We can start creating a new project (file → New Project Wizard) with name fp_add. We add to the project the three VHDL source files (step 2 of 5).We select a Stratix III device, EP3SL50F484C3. Leave the default synthesis and simulation options (Fig. 6.14).

Fig. 6.14

Quartus II project

For the rest of the steps in the implementation and simulation flow, Table 6.1 summarizes the GUI (graphical user interface) names for similar task in Xilinx ISE and Altera Quartus II.

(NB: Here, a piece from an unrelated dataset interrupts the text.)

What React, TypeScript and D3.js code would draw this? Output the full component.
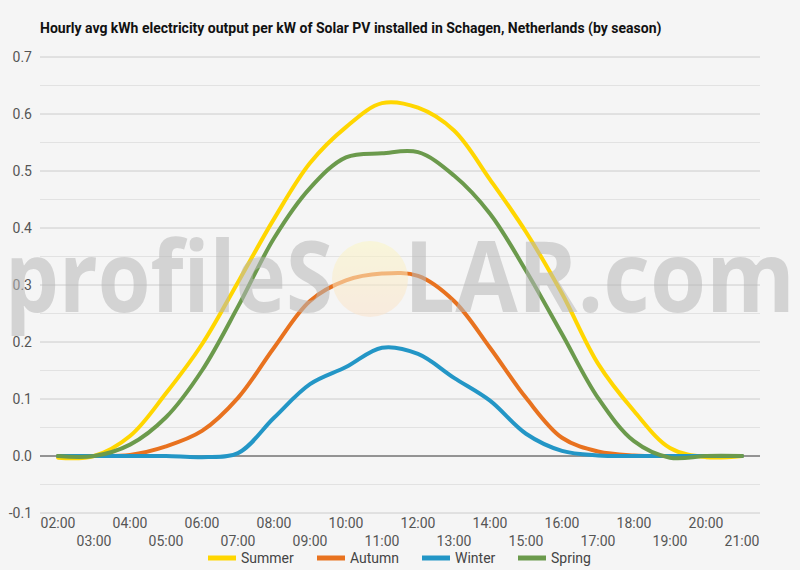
import { scaleBand, scaleLinear, line, curveCatmullRom, range } from "d3";

// hourly avg kWh per kW installed
const hours = [
  "02:00", "03:00", "04:00", "05:00", "06:00", "07:00", "08:00", "09:00", "10:00", "11:00",
  "12:00", "13:00", "14:00", "15:00", "16:00", "17:00", "18:00", "19:00", "20:00", "21:00",
];
const summer = [-0.003, 0.0, 0.035, 0.11, 0.196, 0.305, 0.416, 0.514, 0.577, 0.619, 0.611, 0.571, 0.485, 0.393, 0.285, 0.162, 0.079, 0.014, -0.002, 0.0];
const autumn = [0.0, 0.0, 0.002, 0.017, 0.044, 0.102, 0.19, 0.272, 0.308, 0.32, 0.316, 0.272, 0.19, 0.102, 0.032, 0.008, 0.001, 0.0, 0.0, 0.0];
const winter = [0.0, 0.0, 0.0, 0.0, -0.002, 0.005, 0.067, 0.126, 0.156, 0.19, 0.179, 0.137, 0.097, 0.039, 0.009, 0.001, 0.0, 0.0, 0.0, 0.0];
const spring = [0.0, 0.0, 0.02, 0.068, 0.15, 0.262, 0.382, 0.47, 0.524, 0.531, 0.533, 0.492, 0.425, 0.325, 0.214, 0.102, 0.026, -0.003, 0.0, 0.0];

const seriesNames = ["Summer", "Autumn", "Winter", "Spring"];
const seriesValues = [summer, autumn, winter, spring];
const seriesColors = ["#FFD600", "#E8721F", "#2396C6", "#6B9A4C"];
const yTicks = [-0.1, 0, 0.1, 0.2, 0.3, 0.4, 0.5, 0.6, 0.7];

const W = 800;
const H = 570;
const margin = { top: 57, right: 40, bottom: 58, left: 40 };
const FONT = "Roboto, 'Noto Sans', sans-serif";

export default function App() {
  const x = scaleBand<string>()
    .domain(hours)
    .range([margin.left, W - margin.right]);
  const y = scaleLinear()
    .domain([-0.1, 0.7])
    .range([H - margin.bottom + 1, margin.top]);

  const cx = (h: string) => (x(h) ?? 0) + x.bandwidth() / 2;
  const path = line<number>()
    .x((_, i) => cx(hours[i]))
    .y((d) => y(d))
    .curve(curveCatmullRom.alpha(0.5));

  const minor = range(-0.05, 0.7, 0.1);

  const legendX = [208, 317, 422, 518];

  return (
    <div style={{ position: "fixed", left: 0, top: 0 }}>
      <svg width={W} height={H} style={{ display: "block", background: "#f5f5f5" }}>
        <defs>
          <linearGradient id="sun" x1="0" y1="0" x2="0" y2="1">
            <stop offset="0%" stopColor="#fbf6c4" />
            <stop offset="100%" stopColor="#fbe3cc" />
          </linearGradient>
        </defs>

        <text x={40} y={33} fontFamily={FONT} fontWeight={700} fontSize={14} fill="#111">
          Hourly avg kWh electricity output per kW of Solar PV installed in Schagen, Netherlands (by season)
        </text>

        {/* minor gridlines */}
        {minor.map((t) => (
          <line key={`m${t}`} x1={margin.left} x2={W - margin.right} y1={y(t)} y2={y(t)} stroke="#e2e2e2" strokeWidth={1} />
        ))}
        {/* major gridlines */}
        {yTicks.map((t) => (
          <g key={`g${t}`}>
            <line
              x1={margin.left}
              x2={W - margin.right}
              y1={y(t)}
              y2={y(t)}
              stroke={t === 0 ? "#333" : "#cccccc"}
              strokeWidth={1}
            />
            <text x={32} y={y(t)} dy="0.35em" textAnchor="end" fontFamily={FONT} fontSize={14} fill="#555">
              {t.toFixed(1)}
            </text>
          </g>
        ))}

        {/* x labels, staggered */}
        {hours.map((h, i) => (
          <text
            key={h}
            x={cx(h)}
            y={i % 2 === 0 ? 523 : 541}
            dy="0.35em"
            textAnchor="middle"
            fontFamily={FONT}
            fontSize={14}
            fill="#555"
          >
            {h}
          </text>
        ))}

        {/* series */}
        {seriesValues.map((vals, i) => (
          <path
            key={seriesNames[i]}
            d={path(vals) ?? ""}
            fill="none"
            stroke={seriesColors[i]}
            strokeWidth={4}
            strokeLinecap="round"
            strokeLinejoin="round"
          />
        ))}

        {/* watermark */}
        <g opacity={0.55}>
          <circle cx={370} cy={279} r={38} fill="url(#sun)" />
          <text
            x={5}
            y={312}
            fontFamily="'Open Sans', sans-serif"
            fontWeight={700}
            fontSize={98}
            fill="#b8b8b8"
            textLength={328}
            lengthAdjust="spacingAndGlyphs"
          >
            profileS
          </text>
          <text
            x={404}
            y={312}
            fontFamily="'Open Sans', sans-serif"
            fontWeight={700}
            fontSize={98}
            fill="#b8b8b8"
            textLength={391}
            lengthAdjust="spacingAndGlyphs"
          >
            LAR.com
          </text>
        </g>

        {/* legend */}
        {seriesNames.map((n, i) => (
          <g key={`l${n}`}>
            <line x1={legendX[i]} x2={legendX[i] + 28} y1={558} y2={558} stroke={seriesColors[i]} strokeWidth={5} />
            <text x={legendX[i] + 33} y={558} dy="0.35em" fontFamily={FONT} fontSize={14} fill="#444">
              {n}
            </text>
          </g>
        ))}
      </svg>
    </div>
  );
}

Table 6.1 GUI names for similar tasks in Xilinx ISE and Altera Quartus II

6.7 Exercises

1. 1.

   Implement the floating adder of Chap. 12 in Altera Quartus in a Stratix III device. What are the area results? Add implementation constraints in order to add FP numbers at 100 MHz. Constraints are met?

2. 2.

   Implement the floating point multiplier of Chap. 12 in Xilinx ISE in a Virtex 5 device. What are the area results? It is possible to multiply at 100 MHz? Remember to add implementation constraints. Multiplying at 20 MHZ what is the expected power consumption? Use the XPower tool and the provided test bench.

3. 3.

   Implement the pipelined adder of Chap. 3. Analyze the area-time-power trade off for different logic depths in the circuit. Use, for the experiment, a Virtex 5 device and compare the result with respect to the new generation Virtex 7. What happened in Altera, in comparing stratix III devices with respect to Stratix V?

4. 4.

   Implement the adders of Chap. 7 (use the provided VHDL models). Add to the model input and output registers in order to estimate the maximum frequency of operation.

5. 5.

   Compare the results of implementation of radix 2 ^k adders of Sect. 7.3 in Xilinx devices using muxcy and a behavioural description of the multiplexer (use the provided VHDL models of Chap. 7).

6. 6.

   Implement the restoring, non-resorting, radix-2 SRT and radix 2 ^k SRT divider of Chap. 9 in Xilinx and Altera devices (use the provided VHDL models of Chap. 9).

7. 7.

   Compare the results of square root methods of Chap. 10 in Altera and Xilinx design flow.